Metricized signs of illegal insider trading occur when trades
occur that break out of the historical pattern of share volume traded
compared to beneficiary participation's of those connected to company
and political entity. Another clue of the illegal insider trading is
when a lot of trading goes on right before earnings announcements.
That tends to be a sign that someone already knows what the
announcement is going to indicate, and it's an obvious violation. One
module of the new software hunts these trends around-the-clock in an
unmanned manner like a detective who never needs to sleep.
The software red alerts are issued when trades are linked closer
to the actual earnings and politicians bills instead of what the
predicted earnings were. In a corruption case, it's clear the trades
- especially made by politicians close to the company - stemmed from
information that was not readily available to the general public.
In other words, at the time an insider makes a trade, the trade
has a stronger relationship to earnings guidance rather than to
earnings results achieved.
Part Of The Insider Trading Detection AI Uses 'Dynamic
Time Warping (DTW)'
In econometrics, which is a concept frequently used by
quantitative analysts to evaluate stock market prices, dynamic time
warping (DTW) is an algorithm that can be used for measuring
similarity between two data sequences by calculating an optimal match
between the two. This sequence "matching" method is often
used in time series classification to properly "line things up."

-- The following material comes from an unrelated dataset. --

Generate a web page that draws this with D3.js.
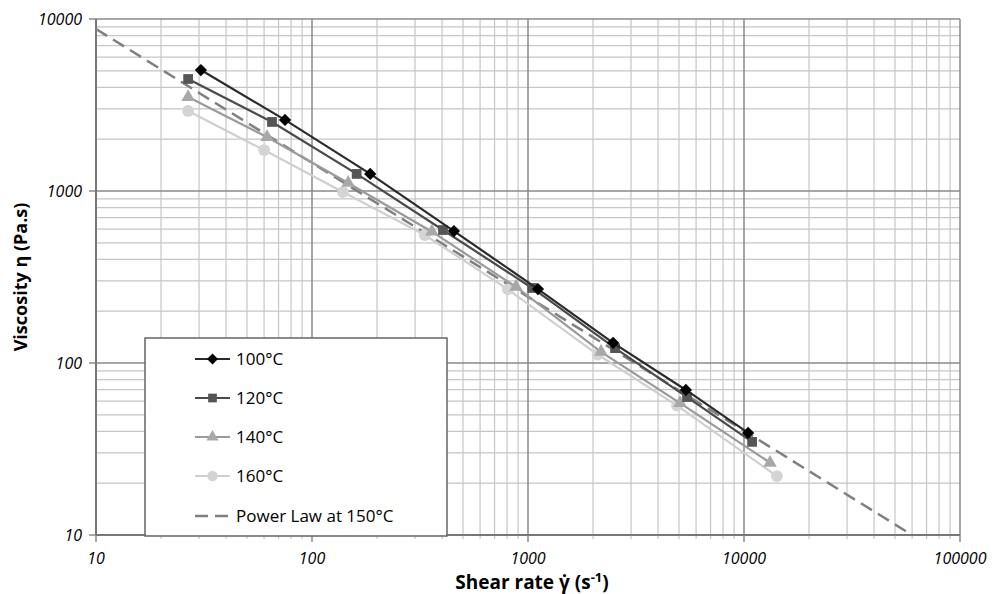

The method, coupled with AI machine learning ensemble methods, can
provide a clear path between the trades made by insiders and public
data used to make the trades.
This is a product of artificial intelligence that has been
expanded by Indexer, Splunk, Palantir and other firms fast becoming
experts in products that can be used to advance the art of
manipulating political and social trends in business and markets by
using social media, financial data and news stories. The new software
process has taken that sort of approach to the next level and
targeted every member of Congress, their staff, family and friends.
The first emphasis is on California and Washington, DC public
figures.
In a hypothetical example, a group of executives failed to trade
by industry standards by leveraging material non-public information
and policy manipulation. Although consensus estimates called for
higher commodity prices at the end of 2015, it appears key executives
traded for their personal accounts as a result of the forecast
provided by a specialist system within the firm that was adept at
predicting prices alongside lobbyist manipulations. Flash-boy trading
is now dirtier and powered by Google-class server systems.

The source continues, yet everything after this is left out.